Quando estive a procurar outras entrevistas que lhe fizeram, comovi-me com as suas afirmações «Adoro o meu País», «Portugal não acaba», «Eu morria se Portugal acabasse», porque estou absolutamente convencida de que este País precisa de pessoas que o amem. Quer falar-nos um pouco da sua saudável noção de patriotismo?

Não sei se é patriotismo ou amor. Sei que é indestrutível o elo que me liga a Portugal e jamais me passou pela cabeça ser outra coisa além de portuguesa. Gosto tanto do meu país que chego a amar os seus defeitos. Posso, ou não, sentir-me europeia. Mas nunca, em tempo algum, deixei de sentir esta terra como aquela onde quero viver e morrer.

A sua força e alegria de viver levam-na a afirmar: «Não acho animador ir jantar com um grupo de amigos e queixar-me: “– Ai o joanete dos pés!”». Atormentam-na as pessoas que se estão sempre a lastimar e a dramatizar até do que se sabe que o tempo inevitavelmente trará?

É verdade. O envelhecimento é um processo irreversível. E felizes daqueles que, como eu, envelhecem, porque isso significa que já viveram muito. Defendo desde que me conheço que as alegrias se partilham e os desgostos se consomem. Quando estou com os amigos, não é para dividir tristezas. Ao contrário, é para pôr em comum aquilo que nos torna felizes.

Se tivesse de escolher três livros que todos devessem ler, quais seriam?

É difícil. Mas talvez escolhesse poesia de Eugénio de Andrade, as prosas de Eça de Queiroz e Agustina Bessa-Luís.
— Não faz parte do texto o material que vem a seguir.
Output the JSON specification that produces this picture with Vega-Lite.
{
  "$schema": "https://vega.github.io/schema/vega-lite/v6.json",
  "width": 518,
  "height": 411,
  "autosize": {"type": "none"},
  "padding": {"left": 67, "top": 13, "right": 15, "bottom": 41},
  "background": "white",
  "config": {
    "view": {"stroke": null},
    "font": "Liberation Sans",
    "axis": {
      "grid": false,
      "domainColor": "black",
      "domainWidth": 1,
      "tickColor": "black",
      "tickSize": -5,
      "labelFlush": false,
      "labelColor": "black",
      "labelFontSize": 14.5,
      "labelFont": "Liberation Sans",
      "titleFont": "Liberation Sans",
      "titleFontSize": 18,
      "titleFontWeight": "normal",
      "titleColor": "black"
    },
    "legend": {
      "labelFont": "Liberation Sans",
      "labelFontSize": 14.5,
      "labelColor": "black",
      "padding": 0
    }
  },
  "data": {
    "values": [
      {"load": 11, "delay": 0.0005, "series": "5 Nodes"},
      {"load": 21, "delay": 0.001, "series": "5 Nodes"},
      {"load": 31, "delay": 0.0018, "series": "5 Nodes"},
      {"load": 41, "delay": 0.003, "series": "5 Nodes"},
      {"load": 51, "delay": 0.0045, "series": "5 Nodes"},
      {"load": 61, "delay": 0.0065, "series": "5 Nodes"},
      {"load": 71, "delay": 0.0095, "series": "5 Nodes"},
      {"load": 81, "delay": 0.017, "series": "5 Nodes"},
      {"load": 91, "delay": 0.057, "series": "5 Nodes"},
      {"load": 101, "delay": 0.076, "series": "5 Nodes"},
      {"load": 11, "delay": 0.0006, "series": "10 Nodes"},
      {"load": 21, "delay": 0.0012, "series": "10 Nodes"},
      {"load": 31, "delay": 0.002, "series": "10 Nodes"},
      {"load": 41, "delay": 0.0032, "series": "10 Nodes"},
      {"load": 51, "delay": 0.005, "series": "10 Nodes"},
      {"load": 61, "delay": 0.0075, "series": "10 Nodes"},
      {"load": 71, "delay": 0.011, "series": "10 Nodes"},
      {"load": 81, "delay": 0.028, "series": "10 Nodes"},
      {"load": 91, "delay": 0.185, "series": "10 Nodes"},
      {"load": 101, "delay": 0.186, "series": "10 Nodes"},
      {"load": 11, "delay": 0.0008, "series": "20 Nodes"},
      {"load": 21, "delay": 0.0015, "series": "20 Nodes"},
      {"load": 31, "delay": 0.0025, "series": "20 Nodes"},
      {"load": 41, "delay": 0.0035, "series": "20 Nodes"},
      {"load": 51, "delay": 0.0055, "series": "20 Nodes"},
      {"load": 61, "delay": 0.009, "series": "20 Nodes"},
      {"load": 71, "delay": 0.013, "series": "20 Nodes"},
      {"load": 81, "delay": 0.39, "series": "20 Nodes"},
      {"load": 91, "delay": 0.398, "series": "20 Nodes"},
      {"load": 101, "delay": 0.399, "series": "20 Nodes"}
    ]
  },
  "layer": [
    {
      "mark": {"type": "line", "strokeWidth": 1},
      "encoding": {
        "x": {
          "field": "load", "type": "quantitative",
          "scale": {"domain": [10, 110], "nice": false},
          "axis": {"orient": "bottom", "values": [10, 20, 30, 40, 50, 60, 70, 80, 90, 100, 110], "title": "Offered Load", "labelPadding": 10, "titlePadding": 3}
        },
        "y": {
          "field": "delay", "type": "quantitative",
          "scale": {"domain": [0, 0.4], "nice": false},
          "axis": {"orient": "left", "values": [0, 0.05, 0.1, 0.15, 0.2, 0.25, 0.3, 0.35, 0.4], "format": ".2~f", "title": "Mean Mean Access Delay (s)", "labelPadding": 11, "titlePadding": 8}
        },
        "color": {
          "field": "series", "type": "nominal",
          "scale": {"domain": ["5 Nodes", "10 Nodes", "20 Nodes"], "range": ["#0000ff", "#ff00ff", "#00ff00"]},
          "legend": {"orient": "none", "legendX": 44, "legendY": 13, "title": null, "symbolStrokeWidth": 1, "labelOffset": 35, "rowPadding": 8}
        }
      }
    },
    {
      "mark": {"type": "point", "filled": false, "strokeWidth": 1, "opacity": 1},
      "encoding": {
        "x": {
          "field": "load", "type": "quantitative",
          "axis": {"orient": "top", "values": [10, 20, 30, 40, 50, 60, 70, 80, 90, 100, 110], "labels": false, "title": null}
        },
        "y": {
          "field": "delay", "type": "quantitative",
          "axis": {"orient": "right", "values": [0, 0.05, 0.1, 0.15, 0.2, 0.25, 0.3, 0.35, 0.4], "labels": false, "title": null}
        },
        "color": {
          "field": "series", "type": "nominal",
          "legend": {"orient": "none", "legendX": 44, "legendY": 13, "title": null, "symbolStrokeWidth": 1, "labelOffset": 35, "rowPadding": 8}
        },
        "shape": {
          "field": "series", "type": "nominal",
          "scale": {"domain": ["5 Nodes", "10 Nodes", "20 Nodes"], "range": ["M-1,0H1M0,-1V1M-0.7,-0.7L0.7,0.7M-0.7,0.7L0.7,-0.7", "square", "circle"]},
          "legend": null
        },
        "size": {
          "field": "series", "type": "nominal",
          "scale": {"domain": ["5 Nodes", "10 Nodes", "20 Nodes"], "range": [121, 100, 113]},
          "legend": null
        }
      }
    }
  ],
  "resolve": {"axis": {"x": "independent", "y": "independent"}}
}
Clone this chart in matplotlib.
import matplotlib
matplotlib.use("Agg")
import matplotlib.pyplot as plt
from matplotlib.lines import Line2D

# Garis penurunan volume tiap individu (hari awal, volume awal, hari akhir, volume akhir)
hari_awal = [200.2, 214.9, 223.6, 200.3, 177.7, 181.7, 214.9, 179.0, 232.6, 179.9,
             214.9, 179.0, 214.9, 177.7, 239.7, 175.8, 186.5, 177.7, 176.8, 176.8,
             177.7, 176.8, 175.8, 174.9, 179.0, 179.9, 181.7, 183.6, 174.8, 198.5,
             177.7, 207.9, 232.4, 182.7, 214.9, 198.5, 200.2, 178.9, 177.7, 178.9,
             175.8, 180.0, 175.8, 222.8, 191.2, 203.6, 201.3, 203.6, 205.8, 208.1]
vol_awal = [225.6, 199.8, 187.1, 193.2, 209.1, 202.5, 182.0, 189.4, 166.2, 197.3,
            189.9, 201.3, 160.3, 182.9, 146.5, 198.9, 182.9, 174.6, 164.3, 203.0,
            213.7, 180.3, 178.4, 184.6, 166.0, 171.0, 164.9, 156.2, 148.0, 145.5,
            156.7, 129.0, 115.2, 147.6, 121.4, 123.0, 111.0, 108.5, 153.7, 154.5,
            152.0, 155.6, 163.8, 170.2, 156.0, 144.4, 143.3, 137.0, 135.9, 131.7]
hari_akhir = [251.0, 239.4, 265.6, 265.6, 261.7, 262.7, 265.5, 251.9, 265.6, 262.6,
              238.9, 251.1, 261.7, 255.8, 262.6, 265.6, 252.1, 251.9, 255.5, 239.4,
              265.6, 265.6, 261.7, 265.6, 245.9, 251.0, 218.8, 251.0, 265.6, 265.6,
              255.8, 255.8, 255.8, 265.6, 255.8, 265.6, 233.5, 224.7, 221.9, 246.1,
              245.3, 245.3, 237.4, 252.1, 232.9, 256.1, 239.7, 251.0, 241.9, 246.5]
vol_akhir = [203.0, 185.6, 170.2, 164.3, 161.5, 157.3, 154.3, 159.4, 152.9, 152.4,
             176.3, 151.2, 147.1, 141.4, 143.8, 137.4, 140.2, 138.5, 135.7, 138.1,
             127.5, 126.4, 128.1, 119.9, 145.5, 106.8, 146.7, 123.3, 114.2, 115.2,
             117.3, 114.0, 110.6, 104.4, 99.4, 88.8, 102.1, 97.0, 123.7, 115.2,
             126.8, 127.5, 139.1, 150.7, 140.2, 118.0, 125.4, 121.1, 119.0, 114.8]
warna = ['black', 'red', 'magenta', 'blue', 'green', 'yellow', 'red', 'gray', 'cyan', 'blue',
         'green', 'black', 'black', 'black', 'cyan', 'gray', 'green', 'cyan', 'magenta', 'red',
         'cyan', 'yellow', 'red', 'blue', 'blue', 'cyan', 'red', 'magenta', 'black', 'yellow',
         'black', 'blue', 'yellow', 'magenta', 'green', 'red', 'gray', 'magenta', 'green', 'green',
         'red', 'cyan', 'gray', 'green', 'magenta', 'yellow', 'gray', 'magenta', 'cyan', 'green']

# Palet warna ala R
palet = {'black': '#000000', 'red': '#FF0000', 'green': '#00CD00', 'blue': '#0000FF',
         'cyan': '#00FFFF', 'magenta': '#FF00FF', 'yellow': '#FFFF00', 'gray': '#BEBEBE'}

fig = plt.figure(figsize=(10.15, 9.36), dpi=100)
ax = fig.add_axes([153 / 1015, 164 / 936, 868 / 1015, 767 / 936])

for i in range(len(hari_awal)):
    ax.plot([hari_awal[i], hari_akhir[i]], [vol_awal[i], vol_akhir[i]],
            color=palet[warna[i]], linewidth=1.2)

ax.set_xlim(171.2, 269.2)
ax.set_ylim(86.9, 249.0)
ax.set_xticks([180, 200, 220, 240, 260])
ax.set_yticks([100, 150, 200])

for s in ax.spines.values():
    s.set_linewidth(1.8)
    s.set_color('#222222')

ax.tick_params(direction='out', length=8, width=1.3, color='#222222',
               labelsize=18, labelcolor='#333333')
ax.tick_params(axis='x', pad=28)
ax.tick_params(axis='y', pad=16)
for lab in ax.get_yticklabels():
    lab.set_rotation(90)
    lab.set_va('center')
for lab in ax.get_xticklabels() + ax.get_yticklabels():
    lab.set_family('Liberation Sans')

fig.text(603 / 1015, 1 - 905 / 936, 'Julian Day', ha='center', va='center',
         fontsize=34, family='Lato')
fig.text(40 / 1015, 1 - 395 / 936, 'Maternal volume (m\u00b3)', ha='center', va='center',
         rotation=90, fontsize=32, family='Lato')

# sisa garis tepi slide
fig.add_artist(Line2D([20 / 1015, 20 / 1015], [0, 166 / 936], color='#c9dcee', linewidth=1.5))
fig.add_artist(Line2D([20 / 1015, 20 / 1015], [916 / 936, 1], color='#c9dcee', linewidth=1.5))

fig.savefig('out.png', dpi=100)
Nos estrangeiros escolheria Marguerite Yourcenar e Sandor Marai.

Mas ficavam de fora muitos e muitos escritores que me marcaram e são igualmente importantes.

Da sua vasta produção escrita tem um livro preferido?

Não.

As Nove Magníficas: o fascínio do poder é o título de um dos seus livros mais conhecidos. Quem são essas nove? Quem ficou de fora a que poderia também atribuir a qualificação de magnífica?

Foram as nove rainhas que, no meu entender, mais marcaram a vida nacional da sua época.

Todavia poderia atribuir essa qualificação a milhares de mulheres portuguesas que, ontem como hoje, ninguém conhece, mas se esforçam, no seu trabalho e na sua família, por fazer crescer o nosso país.

Foi Professora de que cadeiras e em que estabelecimento de ensino superior? Gostou de leccionar? Como vê a vocação de ser Professora?

Fui professora em três Faculdades da Universidade Técnica, ao longo de quase vinte anos e gostei muito de transmitir e receber conhecimentos. Porque também aprendi com os meus alunos. Ser professora só pode ser profissão se houver vocação.

Na área económica ensinei Álgebra, Econometria, Economia Internacional e História dos Factos e das Doutrinas Económicas.

Na área da Comunicação ensinei Escrita Criativa e Guionismo.

Durante vários anos teve uma coluna no Diário de Notícias intitulada «Fio-de-prumo». Depois transferiu essa coluna para um blogue que mantém. É importante para si manter esse registo? Segue outros bloggers? Quais?

Durante cerca de cinco anos mantive a coluna «Fio-de-prumo» no Diário de Notícias. Quando saí, decidi continuá-la na blogosfera.

É um registo diário que mantenho com uma disciplina germânica, porque é importante para me definir e manter viva. E é o enquadramento que me permite editar dois livros por ano. Não visito muito blogues, a não ser o Delito de Opinião, um blogue colectivo do qual também faço parte.

Como vê o facebook?

Como uma forma de comunicação e um meio de quebrar a solidão de certos quotidianos. O Face será, sempre, o que cada um de nós quiser fazer dele!

A força e a alegria de viver que manifesta apoiam-se no seu sentido de independência ou em algo mais?

Talvez, também, em Deus e na confiança que me merece a natureza humana, na qual continuo, ainda hoje, a acreditar.